Tens of thousands of small businesses are set to receive insurance payouts covering losses in the first national lockdown, following a court ruling.
The Supreme Court found in favour of small firms receiving payments from business interruption insurance policies.
For some, it could provide the lifeline allowing them to trade beyond the coronavirus crisis.
The ruling could cost the insurance sector hundreds of millions of pounds.
In the lockdown of last spring, many small businesses made claims through business interruption insurance policies for loss of earnings when they had to close.
But many insurers refused to pay, arguing only the most specialist policies had cover for such unprecedented restrictions.
It was agreed that a selection of policy wordings should be tested in court, setting the parameters for what would be considered a valid claim.
The ruling provides guidance for a wider pool of 700 policies, potentially affecting 370,000 small businesses.
Speaking about the judgement, Steven Skiba, legal director and commercial disputes specialist at law firm, Shakespeare Martineau, commented: “The appeal ruling has landed in favour of businesses. This final word from the Supreme Court means that businesses and insurers are no longer in the dark when it comes to handling business interruption claims related to the coronavirus pandemic.
“As a result of the case being fast-tracked for an appeal in order to provide further clarity, many struggling businesses have still not received a pay-out. However, with the UK now in a third national lockdown, it’s likely that this decision will have come too late for some.
“The Supreme Court has set out the position on the construction (and so interpretation) of the disease clauses (about occurrence within a radius of a business premises), the prevention of access clauses (by public authority intervention) and the hybrid clauses that are a mixture of disease and prevention of access.
“For businesses looking to make a business interruption claim, a vital first step is to consider whether the disease clause set out in their individual policy wording provides cover, according to the Supreme Court’s decision. If so, they should secure expert support in gathering together the right evidence for aspects such as lost revenues, forecasted revenues and any expenses incurred. Closely reviewing information for the claims process provided by individual insurers is also vital to ensure the correct formatting and timings are followed, and to boost chances of making a successful claim.

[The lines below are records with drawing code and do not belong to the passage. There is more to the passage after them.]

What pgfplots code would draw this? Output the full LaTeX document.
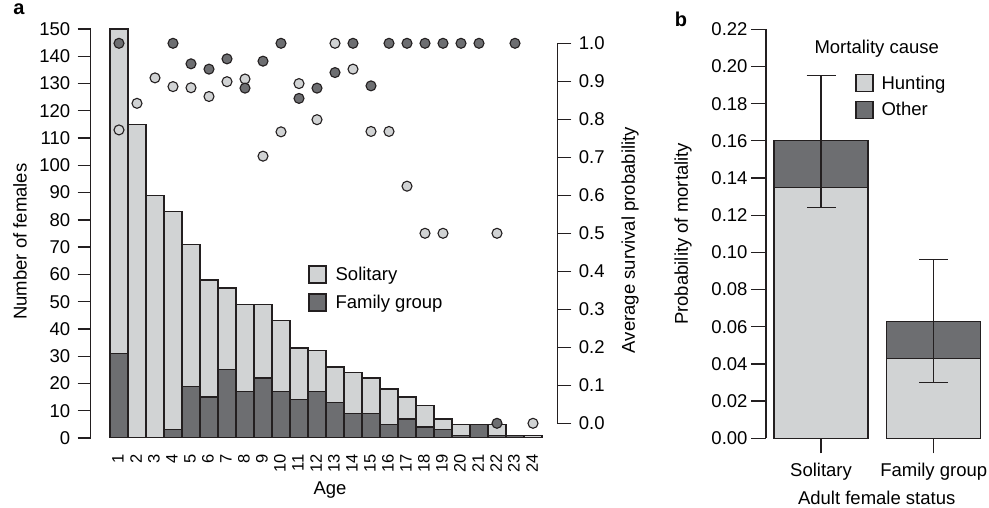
\documentclass[border=0pt]{standalone}
\usepackage{pgfplots}
\pgfplotsset{compat=1.18}
\usepackage{fontspec}
\setmainfont{Liberation Sans}
\definecolor{lightg}{HTML}{D1D3D4}
\definecolor{darkg}{HTML}{6D6E71}
\definecolor{edge}{HTML}{231F20}
\newcommand{\fs}{\fontsize{18.5bp}{22bp}\selectfont}
\newcommand{\fss}{\fontsize{16.5bp}{20bp}\selectfont}
\begin{document}
\begin{tikzpicture}
\useasboundingbox (0bp,0bp) rectangle (989bp,508bp);
\pgfplotsset{
  every axis/.append style={scale only axis, font=\fs,
    /pgf/number format/assume math mode=true,
    tick align=outside, enlargelimits=false,
    axis line style={edge, line width=1.3bp},
    tick style={edge, line width=1.3bp}},
}
% ---------- Panel a: bars ----------
\begin{axis}[at={(90.7bp,70bp)}, anchor=south west,
  width=466.6bp, height=409bp,
  xmin=-0.572, xmax=25.35, ymin=0, ymax=150,
  axis x line*=bottom, axis y line*=left,
  x axis line style={draw=none},
  xtick={1,...,24}, xtick style={draw=none},
  xticklabel style={rotate=90, anchor=east, font=\fss, yshift=1bp},
  ytick={0,10,...,150},
  yticklabel style={xshift=-4bp},
  major tick length=13bp,
  ylabel={Number of females},
  ylabel style={at={(rel axis cs:-0.1515,0.48)}, anchor=center},
  xlabel={Age},
  xlabel style={at={(rel axis cs:0.513,-0.127)}, anchor=center},
  ybar stacked, bar width=1,
  legend style={at={(rel axis cs:0.466,0.423)}, anchor=north west, draw=none, fill=none,
    font=\fs, row sep=9bp, inner sep=0pt,
    /tikz/every odd column/.append style={column sep=7bp}},
  legend cell align=left,
  legend image code/.code={\draw[#1] (0bp,-8.5bp) rectangle (17bp,8.5bp);},
]
\addplot[forget plot, fill=darkg, draw=edge, line width=1.3bp] coordinates {
(1,31) (2,0) (3,0) (4,3) (5,19) (6,15) (7,25) (8,17) (9,22) (10,17) (11,14) (12,17)
(13,13) (14,9) (15,9) (16,5) (17,7) (18,4) (19,3) (20,1) (21,5) (22,1) (23,1) (24,0)};
\addplot[forget plot, fill=lightg, draw=edge, line width=1.3bp] coordinates {
(1,119) (2,115) (3,89) (4,80) (5,52) (6,43) (7,30) (8,32) (9,27) (10,26) (11,19) (12,15)
(13,13) (14,15) (15,13) (16,13) (17,8) (18,8) (19,4) (20,4) (21,0) (22,4) (23,0) (24,1)};
\addlegendimage{fill=lightg, draw=edge, line width=1.3bp}
\addlegendentry{Solitary}
\addlegendimage{fill=darkg, draw=edge, line width=1.3bp}
\addlegendentry{Family group}
\end{axis}
% ---------- Panel a: survival points ----------
\begin{axis}[at={(90.7bp,84.7bp)}, anchor=south west,
  width=466.6bp, height=380bp,
  xmin=-0.572, xmax=25.35, ymin=0, ymax=1,
  axis y line*=right, axis x line=none, xtick=\empty,
  ytick={0,0.1,0.2,0.3,0.4,0.5,0.6,0.7,0.8,0.9,1},
  yticklabel style={xshift=4bp, /pgf/number format/.cd, fixed, fixed zerofill, precision=1},
  major tick length=14bp,
  ylabel={Average survival probability},
  ylabel style={at={(rel axis cs:1.156,0.482)}, anchor=center},
  clip=false,
]
\addplot[only marks, mark=*, mark size=5bp, mark options={fill=lightg, draw=edge, line width=1.1bp}] coordinates {
(1,0.772) (2,0.842) (3,0.909) (4,0.886) (5,0.883) (6,0.860) (7,0.899) (8,0.906)
(9,0.703) (10,0.767) (11,0.894) (12,0.799) (13,1.0) (14,0.932) (15,0.768) (16,0.768)
(17,0.624) (18,0.5) (19,0.5) (22,0.5) (24,0.0)};
\addplot[only marks, mark=*, mark size=5bp, mark options={fill=darkg, draw=edge, line width=1.1bp}] coordinates {
(1,1.0) (4,1.0) (5,0.946) (6,0.932) (7,0.959) (8,0.882) (9,0.953) (10,1.0) (11,0.855)
(12,0.882) (13,0.923) (14,1.0) (15,0.888) (16,1.0) (17,1.0) (18,1.0) (19,1.0) (20,1.0)
(21,1.0) (22,0.0) (23,1.0)};
\end{axis}
% ---------- Panel b ----------
\begin{axis}[at={(766bp,69.7bp)}, anchor=south west,
  width=214.7bp, height=409bp,
  xmin=0.512, xmax=2.417, ymin=0, ymax=0.22,
  axis x line*=bottom, axis y line*=left,
  x axis line style={draw=none},
  xtick={1,2}, xticklabels={Solitary, Family group},
  xticklabel style={yshift=-6bp},
  ytick={0,0.02,0.04,0.06,0.08,0.10,0.12,0.14,0.16,0.18,0.20,0.22},
  scaled y ticks=false,
  yticklabel style={/pgf/number format/.cd, fixed, fixed zerofill, precision=2},
  major tick length=15bp,
  ylabel={Probability of mortality},
  ylabel style={at={(rel axis cs:-0.3866,0.5)}, anchor=center},
  xlabel={Adult female status},
  xlabel style={at={(rel axis cs:0.5156,-0.146)}, anchor=center},
  ybar stacked, bar width=0.834,
  legend style={at={(rel axis cs:0.415,0.892)}, anchor=north west, draw=none, fill=none,
    font=\fs, row sep=8bp, inner sep=0pt,
    /tikz/every odd column/.append style={column sep=6bp}},
  legend cell align=left,
  legend image code/.code={\draw[#1] (0bp,-8.5bp) rectangle (17bp,8.5bp);},
  clip=false,
]
\addplot[forget plot, fill=lightg, draw=edge, line width=1.3bp] coordinates {(1,0.135) (2,0.043)};
\addplot[forget plot, fill=darkg, draw=edge, line width=1.3bp] coordinates {(1,0.025) (2,0.020)};
\addlegendimage{fill=lightg, draw=edge, line width=1.3bp}
\addlegendentry{Hunting}
\addlegendimage{fill=darkg, draw=edge, line width=1.3bp}
\addlegendentry{Other}
\node[font=\fs, anchor=center] at (rel axis cs:0.5156,0.952) {Mortality cause};
\end{axis}
\begin{axis}[at={(766bp,69.7bp)}, anchor=south west,
  width=214.7bp, height=409bp,
  xmin=0.512, xmax=2.417, ymin=0, ymax=0.22,
  axis lines=none, clip=false]
\addplot[mark=none, draw=none,
  error bars/.cd, y dir=both, y explicit, error mark=|,
  error bar style={draw=edge, line width=1.3bp},
  error mark options={draw=edge, line width=1.3bp, mark size=14.5bp}]
  coordinates {(1,0.16) += (0,0.035) -= (0,0.036) (2,0.063) += (0,0.033) -= (0,0.033)};
\end{axis}
\node[font=\bfseries\fontsize{20bp}{24bp}\selectfont, anchor=base] at (19bp,493bp) {a};
\node[font=\bfseries\fontsize{20bp}{24bp}\selectfont, anchor=base] at (681bp,481bp) {b};
\end{tikzpicture}
\end{document}
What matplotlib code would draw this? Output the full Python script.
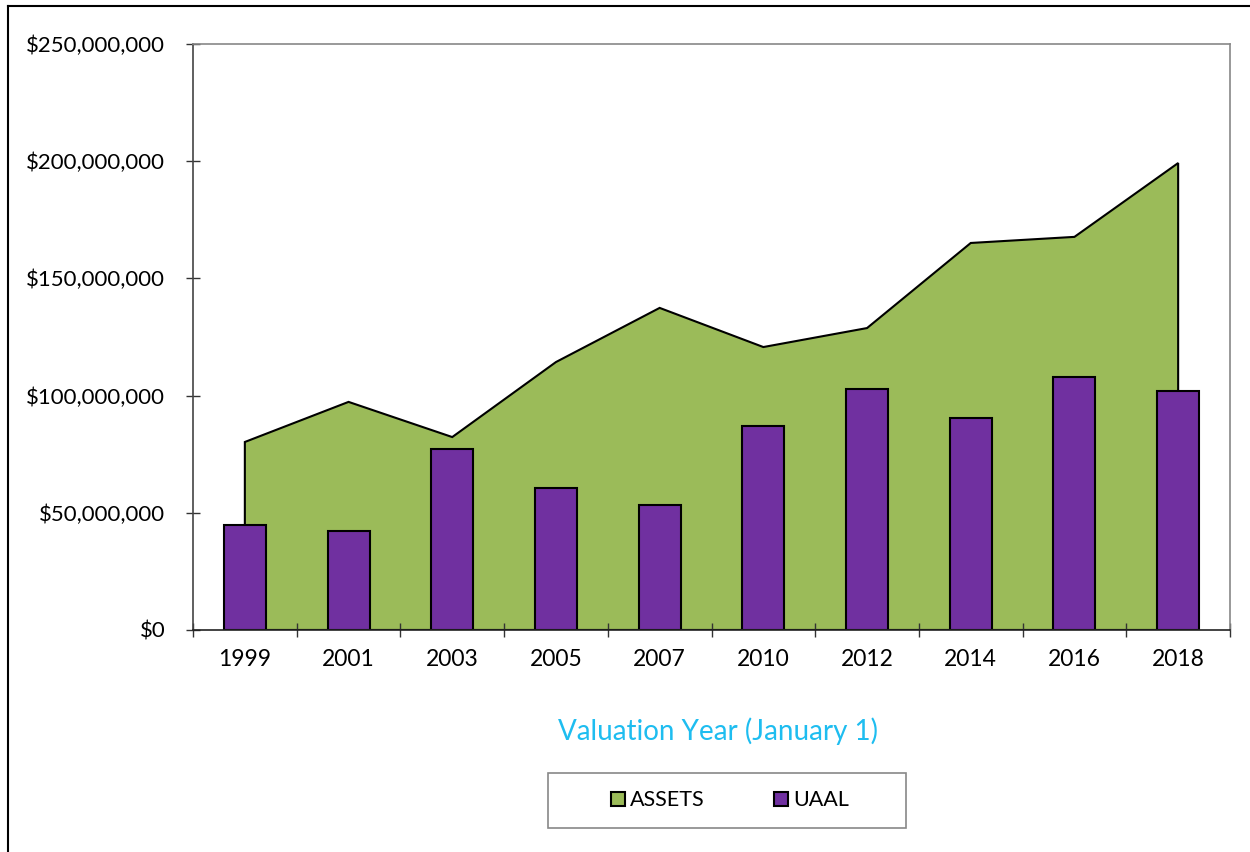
import numpy as np
import matplotlib.pyplot as plt
from matplotlib.lines import Line2D
from matplotlib.patches import Patch, Rectangle
from matplotlib.ticker import FuncFormatter, MultipleLocator

plt.rcParams['font.family'] = ['Lato', 'DejaVu Sans']

years = ['1999', '2001', '2003', '2005', '2007', '2010', '2012', '2014', '2016', '2018']
assets = [80.2, 97.3, 82.3, 114.3, 137.4, 120.7, 128.8, 165.1, 167.7, 199.2]   # $M
uaal = [44.8, 42.2, 77.2, 60.6, 53.3, 87.0, 102.8, 90.4, 107.9, 102.0]         # $M

green = '#9BBB59'
purple = '#7030A0'

fig = plt.figure(figsize=(12.5, 8.52), dpi=100)
ax = fig.add_axes([0.1544, 0.2606, 0.8296, 0.6878])

x = np.arange(len(years))
a = np.array(assets) * 1e6
u = np.array(uaal) * 1e6

# area as a polygon so the edge runs down at both ends
px = np.concatenate([[x[0]], x, [x[-1]]])
py = np.concatenate([[0], a, [0]])
ax.fill(px, py, facecolor=green, edgecolor='black', linewidth=1.5, zorder=1)
ax.bar(x, u, width=0.405, color=purple, edgecolor='black', linewidth=1.5, zorder=2)

ax.set_xlim(-0.5, len(years) - 0.5)
ax.set_ylim(0, 250e6)
ax.yaxis.set_major_locator(MultipleLocator(50e6))
ax.yaxis.set_major_formatter(FuncFormatter(lambda v, p: f'${v:,.0f}'))

ax.set_xticks(np.arange(-0.5, len(years), 1))
ax.set_xticklabels([])
ax.set_xticks(x, minor=True)
ax.set_xticklabels(years, minor=True)
ax.tick_params(axis='x', which='minor', length=0, pad=14, labelsize=16.5)
ax.tick_params(axis='x', which='major', direction='inout', length=10, width=1, color='#333333')
ax.tick_params(axis='y', direction='inout', length=10, width=1, color='#333333', pad=15, labelsize=16)

for s in ['top', 'right']:
    ax.spines[s].set_color('#888888')
    ax.spines[s].set_linewidth(1.2)
ax.spines['left'].set_color('#444444')
ax.spines['bottom'].set_color('#222222')
ax.spines['left'].set_linewidth(1.2)
ax.spines['bottom'].set_linewidth(1.2)

fig.text(0.574, 0.142, 'Valuation Year (January 1)', color='#1EBDF0', fontsize=20,
         ha='center', va='center')

# legend box drawn by hand to match its wide shape
fig.add_artist(Rectangle((548 / 1250, 1 - 828 / 852), 358 / 1250, 55 / 852, transform=fig.transFigure,
                         facecolor='white', edgecolor='#888888', linewidth=1.2))
handles = [Patch(facecolor=green, edgecolor='black', linewidth=1.5, label='ASSETS'),
           Patch(facecolor=purple, edgecolor='black', linewidth=1.5, label='UAAL')]
leg = fig.legend(handles=handles, loc='center', bbox_to_anchor=(0.584, 0.0605), ncol=2,
                 frameon=False, fontsize=15.5, handlelength=0.65, handleheight=0.65,
                 handletextpad=0.25, columnspacing=3.2, borderaxespad=0)

# outer border (left and top edges visible)
fig.add_artist(Line2D([0.0064, 0.0064], [0, 0.993], transform=fig.transFigure, color='black', lw=1.5))
fig.add_artist(Line2D([0.0064, 1.0], [0.993, 0.993], transform=fig.transFigure, color='black', lw=1.5))

fig.savefig('out.png', dpi=100)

“The Supreme Court also determined that the High Court was correct to apply certain counterfactual scenarios. A victory for business, this means that insurers cannot use components of the insured peril itself i.e. the local occurrence of the disease to adjust and reduce the value of any insurance cover.
“The question of whether business interruption policies cover COVID-19 -related losses is one of the most controversial and complex legal issues of the pandemic. This judgment now sets out how business interruption insurance wordings should work. Whilst the construction and interpretation of the clauses has been made easier by this decision, there will still be a number of grey areas, for example around challenges to trends clauses and how to interpret policy wording (even using the Supreme Court’s decision) where there will be further arguments with insurers that may end up before the courts. Ultimately though this decision is binding and provides persuasive guidance for the interpretation of policy wordings.”